And what are those main points? Well, it's complicated, a big part of why I ended up liking this book so much more than I was expecting. Because partly it's about personal responsibility, about the ability to look honestly at one's behavior and understand the ways one is being both a good and bad human being to the people around them; because the farther this book progresses, the more we start to realize that nearly every character on display has a hidden agenda, one that's fairly despicable precisely because they're not owning up to their own secret behavior. And then partly as well it's about the lies we all tell ourselves while pursuing these hidden agendas, the pretty little sagas we make up in our heads about our endlessly noble endeavors, and how these endeavors to an outsider rarely seem as noble as they seem in our own inner brains. And yes, I know, this is all coming out rather abstractly today, and a few specific examples from the book would help illustrate what I'm talking about; but part of what makes this book such a charmer is that it's chock-full of unexpected little surprises, ones that need to remain surprises in order to enjoy them to their full extent, and so I'm hesitant about mentioning any of them at all. There's a whole series of little things constantly happening to these characters that back up and solidify more and more all the things I'm talking about today; and I guess today's one of those days when you'll simply have to take my word for it.

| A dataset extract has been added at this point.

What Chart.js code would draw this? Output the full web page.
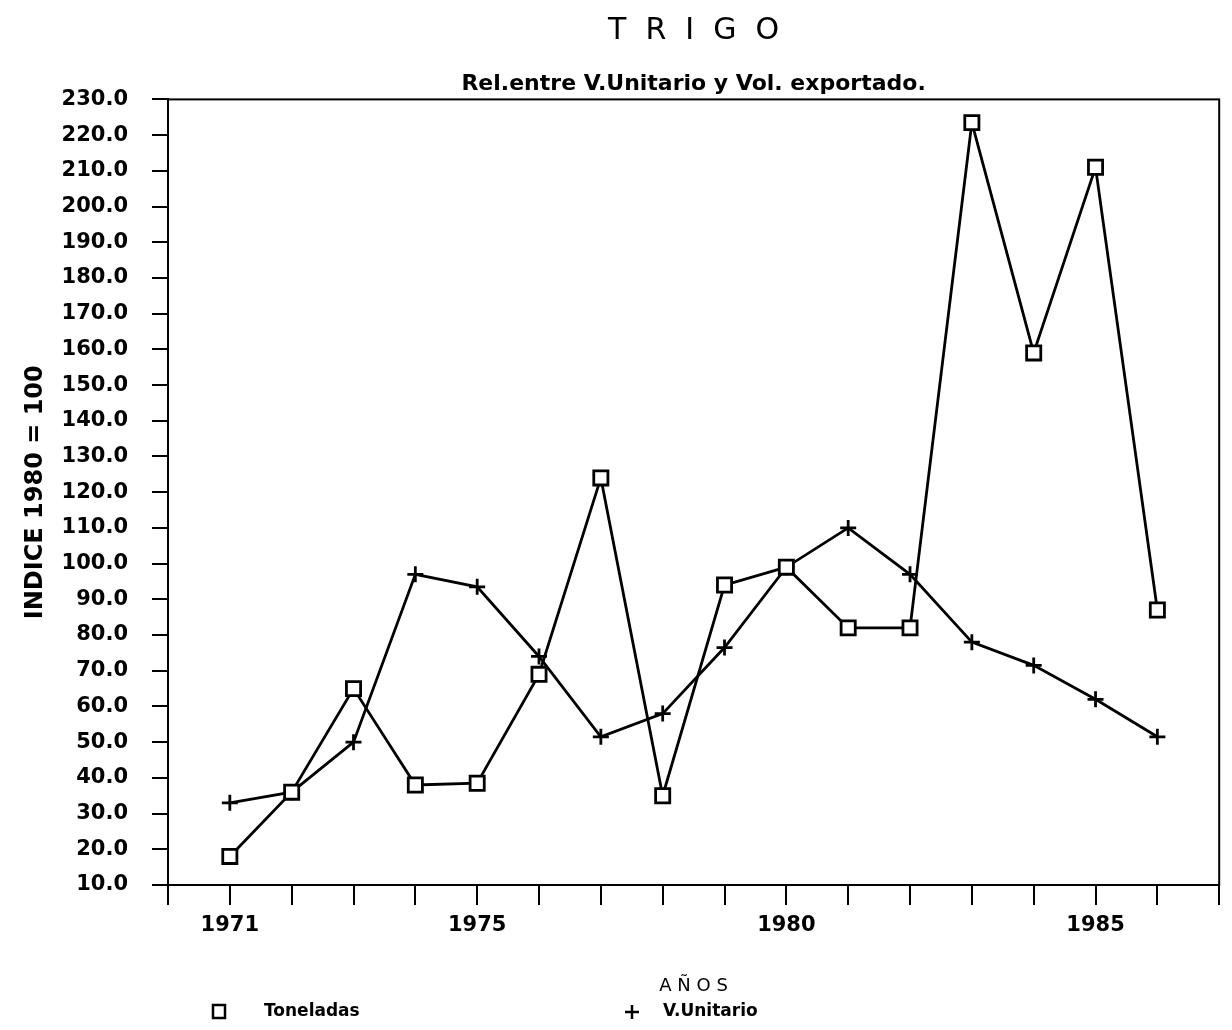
<!DOCTYPE html>
<html>
<head>
<meta charset="utf-8">
<script src="https://cdn.jsdelivr.net/npm/chart.js@4.4.1/dist/chart.umd.min.js"></script>
<style>
    body { margin: 0; background: #fff; }
    canvas { display: block; }
</style>
</head>
<body>
<canvas id="grafico" width="1232" height="1030"></canvas>
<script>
// datos (indice 1980 = 100)
const anios = [1971, 1972, 1973, 1974, 1975, 1976, 1977, 1978, 1979, 1980, 1981, 1982, 1983, 1984, 1985, 1986];
const toneladas = [18, 36, 65, 38, 38.5, 69, 124, 35, 94, 99, 82, 82, 223.5, 159, 211, 87];
const valorUnitario = [33, 36, 50, 97, 93.5, 74, 51.5, 58, 76.5, 99, 110, 97, 78, 71.5, 62, 51.5];
const aniosConEtiqueta = [1971, 1975, 1980, 1985];

const negro = '#000';
const fuente = 'DejaVu Sans';

// marco superior y derecho del area de trazado
const marco = {
    id: 'marco',
    beforeDatasetsDraw(chart) {
        const { ctx, chartArea } = chart;
        ctx.save();
        ctx.strokeStyle = negro;
        ctx.lineWidth = 2;
        ctx.strokeRect(chartArea.left, chartArea.top, chartArea.right - chartArea.left, chartArea.bottom - chartArea.top);
        ctx.restore();
    }
};

// leyenda abajo, como en el original
const leyendaAbajo = {
    id: 'leyendaAbajo',
    afterDraw(chart) {
        const ctx = chart.ctx;
        const y = 1012;
        ctx.save();
        ctx.strokeStyle = negro;
        ctx.fillStyle = negro;
        ctx.lineWidth = 2.5;
        ctx.strokeRect(213, y - 7, 12, 13);
        ctx.beginPath();
        ctx.moveTo(625, y);
        ctx.lineTo(639, y);
        ctx.moveTo(632, y - 7);
        ctx.lineTo(632, y + 7);
        ctx.stroke();
        ctx.font = 'bold 17px ' + fuente;
        ctx.textBaseline = 'middle';
        ctx.textAlign = 'left';
        ctx.fillText(chart.data.datasets[0].label, 264, y);
        ctx.fillText(chart.data.datasets[1].label, 663, y);
        ctx.restore();
    }
};

const ctx = document.getElementById('grafico').getContext('2d');
new Chart(ctx, {
    type: 'line',
    data: {
        datasets: [{
            label: 'Toneladas',
            data: anios.map((a, i) => ({ x: a, y: toneladas[i] })),
            borderColor: negro,
            borderWidth: 2.8,
            pointStyle: 'rect',
            pointRadius: 10,
            pointBorderWidth: 2.8,
            pointBorderColor: negro,
            pointBackgroundColor: '#fff',
            tension: 0
        }, {
            label: 'V.Unitario',
            data: anios.map((a, i) => ({ x: a, y: valorUnitario[i] })),
            borderColor: negro,
            borderWidth: 2.8,
            pointStyle: 'cross',
            pointRadius: 8,
            pointBorderWidth: 2.8,
            pointBorderColor: negro,
            tension: 0
        }]
    },
    options: {
        responsive: false,
        animation: false,
        layout: { padding: { left: 0, right: 10, top: 0, bottom: 0 } },
        plugins: {
            legend: { display: false },
            tooltip: { enabled: false },
            title: {
                display: true,
                text: 'T  R  I  G  O',
                fullSize: false,
                color: negro,
                font: { family: fuente, size: 30, weight: 'normal' },
                padding: { top: 13, bottom: 17 }
            },
            subtitle: {
                display: true,
                text: 'Rel.entre V.Unitario y Vol. exportado.',
                fullSize: false,
                color: negro,
                font: { family: fuente, size: 22, weight: 'bold' },
                padding: { top: 5, bottom: 2 }
            }
        },
        scales: {
            x: {
                type: 'linear',
                min: 1970,
                max: 1987,
                afterFit: function(scale) { scale.height = 145; },
                ticks: {
                    stepSize: 1,
                    autoSkip: false,
                    maxRotation: 0,
                    padding: 8,
                    color: negro,
                    font: { family: fuente, size: 21, weight: 'bold' },
                    callback: v => aniosConEtiqueta.includes(v) ? String(v) : ''
                },
                grid: { drawOnChartArea: false, color: negro, lineWidth: 2, tickLength: 20 },
                border: { color: negro, width: 2 },
                title: {
                    display: true,
                    text: 'A Ñ O S',
                    color: negro,
                    font: { family: fuente, size: 18, weight: 'normal' },
                    padding: { top: 0, bottom: 33 }
                }
            },
            y: {
                min: 10,
                max: 230,
                afterFit: function(scale) { scale.width = 168; },
                ticks: {
                    stepSize: 10,
                    padding: 24,
                    color: negro,
                    font: { family: fuente, size: 21, weight: 'bold' },
                    callback: v => v.toFixed(1)
                },
                grid: { drawOnChartArea: false, color: negro, lineWidth: 2, tickLength: 16 },
                border: { color: negro, width: 2 },
                title: {
                    display: true,
                    text: 'INDICE 1980 = 100',
                    color: negro,
                    font: { family: fuente, size: 24, weight: 'bold' },
                    padding: { top: 21, bottom: 0 }
                }
            }
        }
    },
    plugins: [marco, leyendaAbajo]
});
</script>
</body>
</html>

And then there's this, which I haven't seen a single other book reviewer yet mention, an oversight so basic that it shocks me: that one of the biggest points of all with The Slide is simply to serve as a requiem for a dying American Midwest, and that the whole reason Beachy makes so many specific references to St. Louis landmarks is not to be a cutesy local hero but rather to show the rest of the planet exactly what's being lost out here these days, as more and more of these once-grand Industrial-Age meccas of the midwest (the St. Louises, the Detroits, the Kansas Citys) continue their downward spiral into abandoned ghost-town status (one of the many "slides" throughout the manuscript that this book's title metaphorically refers to). It's no coincidence at all that Potter's dad works for one of those ineffectual do-gooder "urban renaissance" organizations so popular these days among such dying midwestern cities; and it's no coincidence that he holds this job while actually living in a McMansion in the wealthy suburbs; and it's no coincidence that the organization is a pathetic joke, and that they can't seem to come up with any other ideas than to turn an endless series of abandoned warehouses into an endless series of pricey suburban-style "C&C" (condo and coffeehouse) developments. Beachy has something very specific to say about St. Louis by making all this such a heavy part of the storyline, something very specific to say when he references the great landmarks of St. Louis in such hyper-realistic detail; and as a fellow St. Louisan, I have to admit that this aspect of the novel really broke my heart, and I'm appalled that not a single other book critic in the entire United States has picked up on this, instead mistaking the entire thing for some kind of cheesy hometown shout-out.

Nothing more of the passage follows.